As declarações da secretária de Estado da Proteção Civil sobre o Sistema Integrado de Redes de Emergência e Segurança de Portugal (SIRESP) são "contraditórias" e não correspondem à verdade, acusam operacionais envolvidos no combate aos incêndios em Leiria.
Ouvido pela Renascença, Mário Bruno, comandante da corporação de bombeiros voluntários do concelho de Alvaiázere - um dos operacionais que haviam denunciado à Renascença, na sexta-feira, que tinha havido falhas no SIRESP neste incêndio - garante que "não houve de todo mau uso do SIRESP", como Patrícia Gaspar alegou.
"Eu entrei no teatro de operações dia 9, saí no dia 12 e não vi nenhuma utilização abusiva do SIRESP. Vi foi utilizações desesperadas do SIRESP porque não obtinham resposta, o SIRESP não funcionava", garante o comandante Mário Bruno.
O responsável da corporação de bombeiros voluntários de Alvaiázere diz não compreender as declarações da secretária de Estado, que tinha "em muito boa conta".
"É alguém que foi comandante distrital, adjunta nacional, segunda comandante nacional, portanto tem conhecimento muito grande do que é a Proteção Civil e os seus operacionais e nunca a vi, enquanto ocupava cargos operacionais, a criticar os operacionais", afirma Mário Bruno.
Isso mudou com a chegada a um cargo político. "Não compreendo porque é que quando tinha cargos operacionais os bombeiros não tinham problema nenhum, sabiam usar perfeitamente o SIRESP, mas passado dois anos, que ocupa um cargo político, parece que já desaprenderam".
"Não foram os operacionais que em dois anos deixaram de trabalhar com rádios, não foram os operacionais que em dois anos deixaram de saber trabalhar com o SIRESP, se calhar foi mesmo o SIRESP que falhou".
O comandante vai mais longe: "até parece que os bombeiros usam o SIRESP para saber o número do Euromilhões ou do Totoloto. Isso não é verdade, nós usamos o SIRESP por necessidade operacional e não por outra necessidade qualquer".
"Considerar o SIRESP uma rede de comunicações de emergência é, no mínimo, rebuscado"
Já João Paulo Saraiva, da Associação de Proteção e Socorro (Aprosoc) diz que as declarações da secretária de Estado são "contraditórias".

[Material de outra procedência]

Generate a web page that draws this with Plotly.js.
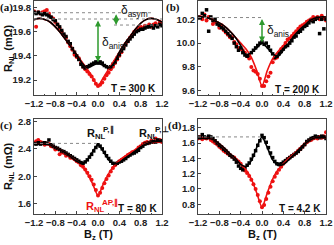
<!DOCTYPE html>
<html><head><meta charset="utf-8">
<script src="https://cdn.plot.ly/plotly-3.0.1.min.js"></script>
<style>html,body{margin:0;padding:0;background:#fff}#chart{width:334px;height:245px}</style>
</head><body><div id="chart"></div>
<script>
const BZ = [-1.2,-1.16,-1.12,-1.08,-1.04,-1.0,-0.96,-0.92,-0.88,-0.84,-0.8,-0.76,-0.72,-0.68,-0.64,-0.6,-0.56,-0.52,-0.48,-0.44,-0.4,-0.36,-0.32,-0.28,-0.24,-0.2,-0.16,-0.12,-0.08,-0.04,0,0.04,0.08,0.12,0.16,0.2,0.24,0.28,0.32,0.36,0.4,0.44,0.48,0.52,0.56,0.6,0.64,0.68,0.72,0.76,0.8,0.84,0.88,0.92,0.96,1.0,1.04,1.08,1.12,1.16,1.2];
const FX = [-1.2,-1.1,-1.0,-0.9,-0.8,-0.7,-0.6,-0.5,-0.4,-0.3,-0.2,-0.1,0,0.1,0.2,0.3,0.4,0.5,0.6,0.7,0.8,0.9,1.0,1.1,1.2];

const aBlack = [19.76,19.75,19.76,19.75,19.74,19.75,19.74,19.73,19.72,19.70,19.69,19.66,19.64,19.61,19.58,19.56,19.52,19.50,19.46,19.43,19.40,19.37,19.33,19.31,19.30,19.31,19.32,19.33,19.34,19.35,19.34,19.35,19.34,19.32,19.31,19.30,19.31,19.33,19.35,19.38,19.41,19.44,19.46,19.49,19.52,19.54,19.56,19.58,19.60,19.61,19.62,19.62,19.63,19.64,19.64,19.65,19.63,19.65,19.64,19.66,19.65];
const aRed = [19.77,19.64,19.76,19.75,19.76,19.77,19.78,19.75,19.72,19.71,19.68,19.66,19.63,19.60,19.57,19.55,19.51,19.48,19.45,19.41,19.39,19.38,19.34,19.31,19.29,19.27,19.25,19.23,19.20,19.17,19.15,19.16,19.18,19.21,19.24,19.26,19.29,19.31,19.34,19.37,19.40,19.43,19.47,19.50,19.52,19.55,19.57,19.60,19.61,19.63,19.64,19.63,19.65,19.64,19.66,19.64,19.66,19.67,19.65,19.68,19.66];
const aRedFit = [19.70,19.71,19.70,19.68,19.64,19.59,19.53,19.47,19.41,19.35,19.29,19.22,19.15,19.22,19.29,19.36,19.43,19.50,19.56,19.62,19.67,19.70,19.71,19.70,19.68];
const aBlackFit = [19.70,19.71,19.70,19.68,19.64,19.59,19.53,19.47,19.41,19.34,19.30,19.32,19.34,19.32,19.30,19.34,19.43,19.50,19.56,19.62,19.67,19.70,19.71,19.70,19.68];

const bBlack = [10.22,10.21,10.25,10.23,10.28,10.10,10.22,10.19,10.20,10.16,10.15,10.13,10.12,10.10,10.08,10.06,10.04,10.00,9.97,9.94,9.96,9.92,9.90,9.89,9.90,9.92,9.94,9.96,9.98,10.00,10.01,9.99,10.00,9.97,9.94,9.91,9.88,9.89,9.91,9.93,9.95,9.97,9.98,10.00,10.02,10.05,10.06,10.09,10.10,10.12,10.14,10.15,10.17,10.19,10.18,10.20,10.21,10.08,10.20,10.12,10.20];
const bRed = [10.21,10.22,10.20,10.24,10.19,10.22,10.21,10.16,10.18,10.17,10.13,10.15,10.11,10.09,10.07,10.05,10.05,10.01,9.99,9.96,9.95,9.94,9.92,9.89,9.87,9.80,9.77,9.76,9.74,9.70,9.64,9.64,9.68,9.72,9.75,9.84,9.87,9.88,9.92,9.95,9.97,10.00,10.03,10.04,10.06,10.08,10.10,10.12,10.14,10.15,10.16,10.18,10.19,10.20,10.22,10.21,10.22,10.20,10.23,10.21,10.19];
const bRedFit = [10.22,10.22,10.21,10.19,10.17,10.14,10.10,10.05,10.00,9.95,9.88,9.77,9.64,9.77,9.87,9.93,9.98,10.03,10.08,10.12,10.16,10.19,10.21,10.22,10.22];
const bBlackFit = [10.22,10.22,10.21,10.19,10.17,10.14,10.10,10.05,9.98,9.90,9.92,9.96,10.00,9.96,9.91,9.89,9.94,10.00,10.06,10.11,10.15,10.19,10.21,10.22,10.22];

const cBlack = [2.48,2.47,2.49,2.47,2.48,2.49,2.48,2.53,2.46,2.44,2.42,2.41,2.39,2.37,2.36,2.34,2.32,2.30,2.28,2.26,2.24,2.22,2.20,2.19,2.21,2.24,2.28,2.32,2.37,2.42,2.46,2.44,2.40,2.35,2.30,2.26,2.22,2.19,2.18,2.19,2.21,2.22,2.24,2.26,2.29,2.31,2.33,2.34,2.36,2.38,2.42,2.44,2.47,2.48,2.49,2.50,2.51,2.50,2.53,2.51,2.52];
const cRed = [2.49,2.51,2.53,2.50,2.49,2.46,2.48,2.47,2.44,2.43,2.39,2.40,2.32,2.35,2.34,2.30,2.31,2.27,2.27,2.25,2.22,2.20,2.16,2.14,2.10,2.05,2.00,1.95,1.88,1.80,1.72,1.76,1.83,1.90,1.96,2.01,2.07,2.12,2.16,2.19,2.22,2.24,2.26,2.28,2.31,2.33,2.35,2.36,2.38,2.42,2.44,2.47,2.49,2.50,2.49,2.52,2.50,2.55,2.51,2.53,2.50];
const cRedFit = [2.47,2.47,2.47,2.46,2.42,2.38,2.34,2.28,2.22,2.15,2.04,1.89,1.72,1.89,2.04,2.15,2.23,2.29,2.34,2.39,2.44,2.48,2.50,2.50,2.50];
const cBlackFit = [2.47,2.47,2.47,2.46,2.42,2.38,2.34,2.28,2.22,2.18,2.24,2.36,2.46,2.36,2.24,2.18,2.20,2.25,2.31,2.37,2.43,2.47,2.50,2.51,2.51];

const dBlack = [1.68,1.67,1.71,1.68,1.67,1.69,1.68,1.66,1.63,1.60,1.57,1.55,1.52,1.50,1.47,1.44,1.42,1.39,1.35,1.30,1.27,1.25,1.28,1.31,1.34,1.39,1.44,1.50,1.57,1.63,1.70,1.67,1.61,1.54,1.47,1.41,1.36,1.33,1.32,1.33,1.35,1.37,1.39,1.41,1.43,1.45,1.47,1.49,1.52,1.55,1.58,1.62,1.64,1.66,1.67,1.69,1.68,1.67,1.69,1.68,1.66];
const dRed = [1.66,1.68,1.65,1.67,1.66,1.68,1.64,1.62,1.60,1.58,1.55,1.53,1.50,1.48,1.46,1.44,1.42,1.41,1.38,1.36,1.33,1.29,1.24,1.21,1.17,1.12,1.06,1.00,0.92,0.84,0.76,0.79,0.87,0.95,1.03,1.10,1.16,1.21,1.25,1.29,1.33,1.36,1.39,1.41,1.43,1.45,1.47,1.50,1.52,1.55,1.58,1.61,1.63,1.64,1.66,1.67,1.66,1.68,1.67,1.69,1.74];
const dRedFit = [1.66,1.66,1.66,1.64,1.59,1.53,1.46,1.40,1.33,1.25,1.13,0.95,0.76,0.95,1.13,1.25,1.33,1.40,1.46,1.53,1.59,1.64,1.67,1.67,1.67];
const dBlackFit = [1.66,1.66,1.66,1.64,1.59,1.53,1.46,1.40,1.32,1.29,1.37,1.54,1.68,1.54,1.38,1.31,1.32,1.38,1.45,1.52,1.59,1.64,1.67,1.67,1.67];

const panels = [
  {id:'', black:aBlack, red:aRed, bf:aBlackFit, rf:aRedFit},
  {id:'2', black:bBlack, red:bRed, bf:bBlackFit, rf:bRedFit},
  {id:'3', black:cBlack, red:cRed, bf:cBlackFit, rf:cRedFit},
  {id:'4', black:dBlack, red:dRed, bf:dBlackFit, rf:dRedFit}
];
const RED = '#ee1111';
const traces = [];
panels.forEach(p => {
  const xa = 'x'+p.id, ya = 'y'+p.id;
  traces.push({x:BZ, y:p.red, xaxis:xa, yaxis:ya, mode:'markers', type:'scatter',
    marker:{symbol:'circle', size:4, color:RED}});
  traces.push({x:BZ, y:p.black, xaxis:xa, yaxis:ya, mode:'markers', type:'scatter',
    marker:{symbol:'square', size:3.5, color:'#000'}});
  traces.push({x:FX, y:p.rf, xaxis:xa, yaxis:ya, mode:'lines', type:'scatter',
    line:{color:RED, width:1.6, shape:'spline', smoothing:0.7}});
  traces.push({x:FX, y:p.bf, xaxis:xa, yaxis:ya, mode:'lines', type:'scatter',
    line:{color:'#000', width:1.6, shape:'spline', smoothing:0.7}});
});

const tickFont = {family:'Liberation Sans, Arial, sans-serif', size:9.5, color:'#222', weight:'bold'};
function xax(dom, anchor){
  return {domain:dom, anchor:anchor, range:[-1.2,1.2], tickvals:[-1.2,-0.8,-0.4,0,0.4,0.8,1.2],
    tickformat:'.1f', showline:true, linecolor:'#444', linewidth:1, mirror:true,
    ticks:'inside', ticklen:3, tickcolor:'#444', showgrid:false, zeroline:false, tickfont:tickFont,
    minor:{ticks:'inside', ticklen:1.5, dtick:0.2, tickcolor:'#444'}};
}
function yax(dom, anchor, range, dtick){
  return {domain:dom, anchor:anchor, range:range, dtick:dtick, tickformat:'.1f',
    showline:true, linecolor:'#444', linewidth:1, mirror:true, ticks:'inside', ticklen:3,
    tickcolor:'#444', showgrid:false, zeroline:false, tickfont:tickFont};
}
const W=334, H=245;
const XL=[34/W,162/W], XR=[198/W,326/W];
const YT=[1-95/H,1-1/H], YB=[1-214/H,1-119/H];

const dotted = {color:'#888', width:1, dash:'dot'};
const shapes = [
  {type:'line', xref:'x', yref:'y', x0:-1.2, x1:1.05, y0:19.757, y1:19.757, line:dotted},
  {type:'line', xref:'x', yref:'y', x0:-1.2, x1:1.2, y0:19.705, y1:19.705, line:dotted},
  {type:'line', xref:'x', yref:'y', x0:0.3, x1:1.2, y0:19.655, y1:19.655, line:dotted},
  {type:'line', xref:'x2', yref:'y2', x0:-1.2, x1:0, y0:10.215, y1:10.215, line:dotted},
  {type:'line', xref:'x3', yref:'y3', x0:-1.2, x1:0, y0:2.48, y1:2.48, line:dotted},
  {type:'line', xref:'x4', yref:'y4', x0:-1.2, x1:0, y0:1.68, y1:1.68, line:dotted}
];
const GREEN = '#2e9a2e';
function arrow(xr, yr, x, y0, y1){
  return {xref:xr, yref:yr, axref:xr, ayref:yr, x:x, y:y1, ax:x, ay:y0, text:'', showarrow:true,
    arrowhead:2, arrowside:'end+start', arrowsize:0.8, arrowwidth:1.5, arrowcolor:GREEN};
}
const lab = {family:'Liberation Sans, Arial, sans-serif', size:12, color:'#111'};
const bold11 = {family:'Liberation Sans, Arial, sans-serif', size:11, color:'#111', weight:'bold'};
const tfont = {family:'Liberation Sans, Arial, sans-serif', size:10, color:'#111', weight:'bold'};
const serif = {family:'Liberation Serif, DejaVu Serif, serif', size:11, color:'#111', weight:'bold'};
const supF = {family:'Liberation Sans, Arial, sans-serif', size:8, color:'#111', weight:'bold'};
function paper(x, y, text, font, extra){
  return Object.assign({xref:'paper', yref:'paper', x:x/W, y:1-y/H, text:text, showarrow:false, font:font,
    xanchor:'center', yanchor:'middle'}, extra||{});
}
function data(xr, yr, x, y, text, font, extra){
  return Object.assign({xref:xr, yref:yr, x:x, y:y, text:text, showarrow:false, font:font,
    xanchor:'center', yanchor:'middle'}, extra||{});
}
const annotations = [
  arrow('x','y',0.34,19.757,19.655),
  arrow('x','y',0,19.705,19.35),
  arrow('x2','y2',0,10.215,10.005),
  data('x','y',0.4,19.775,'δ<sub>asym</sub>',lab,{xanchor:'left'}),
  data('x','y',0.03,19.51,'δ<sub>anis</sub>',lab,{xanchor:'left'}),
  data('x2','y2',0.05,10.10,'δ<sub>anis</sub>',lab,{xanchor:'left'}),
  paper(6,7,'(a)',serif), paper(173,7,'(b)',serif), paper(6,126,'(c)',serif), paper(175,126,'(d)',serif),
  paper(158,88,'T = 300 K',tfont,{xanchor:'right'}),
  paper(322,89,'T = 200 K',tfont,{xanchor:'right'}),
  paper(159,208,'T = 80 K',tfont,{xanchor:'right'}),
  paper(323,208,'T = 4.2 K',tfont,{xanchor:'right'}),
  paper(9,48,'R<sub>NL</sub> (mΩ)',bold11,{textangle:-90}),
  paper(9,166,'R<sub>NL</sub> (mΩ)',bold11,{textangle:-90}),
  paper(98,235,'B<sub>z</sub> (T)',bold11),
  paper(262,235,'B<sub>z</sub> (T)',bold11),
  data('x3','y3',-0.03,2.62,'R<sub>NL</sub>',bold11),
  data('x3','y3',0.05,2.69,'P,∥',supF,{xanchor:'left'}),
  data('x3','y3',0.95,2.62,'R<sub>NL</sub>',bold11),
  data('x3','y3',1.03,2.69,'P,⊥',supF,{xanchor:'left'}),
  data('x3','y3',-0.05,1.55,'R<sub>NL</sub>',Object.assign({},bold11,{color:RED})),
  data('x3','y3',0.03,1.62,'AP,∥',Object.assign({},supF,{color:RED}),{xanchor:'left'})
];

const layout = {
  width:W, height:H, margin:{l:0,r:0,t:0,b:0}, paper_bgcolor:'#fff', plot_bgcolor:'#fff',
  showlegend:false,
  xaxis:xax(XL,'y'), yaxis:yax(YT,'x',[19.076,19.854],0.2),
  xaxis2:xax(XR,'y2'), yaxis2:yax(YT,'x2',[9.564,10.354],0.2),
  xaxis3:xax(XL,'y3'), yaxis3:yax(YB,'x3',[1.45,2.836],0.4),
  xaxis4:xax(XR,'y4'), yaxis4:yax(YB,'x4',[0.673,1.914],0.2),
  shapes:shapes, annotations:annotations
};
Plotly.newPlot('chart', traces, layout, {displayModeBar:false, staticPlot:true});
</script></body></html>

"Por um lado diz que foi dada formação, por outro diz que houve falha operacional. Se há falhas operacionais e são recorrentes na utilização deste recurso de rádio, algo falhou na formação", aponta o líder da associação.
"Estas situações decorrem da falta de formação mas também do facto de existir uma concentração de meios muito significativa, não habitual. Em teatros de operação mais complexos, com mais meios no terreno, acontece frequentemente que o número de grupos de conversação que são disponibilizados não é suficiente", explica o presidente da Aprosoc.
João Paulo Saraiva adianta que as falhas em Leiria não são caso único.
"Estas falhas são diárias. Isto não acontece apenas nos incêndios. Isto não acontece apenas no Verão. Isto acontece diariamente, acontece diariamente a falta de cobertura e para outras situações, como sejam situações de emergência médica, onde os bombeiros e outras entidades atuam diariamente. Não é disponibilizada para uma situação de emergência médica, para um acidente onde não há cobertura SIRESP, não vai essa unidade móvel retransmissora do SIRESP e, portanto, as comunicações ali falham".
"Considerar que o SIRESP é uma rede de comunicações de emergência é, no mínimo, rebuscado, porque no dia em que desligarem a rede telemóvel, ou que falhe totalmente a rede de telemóvel, vai-se perceber que só com o SIRESP não há comunicações".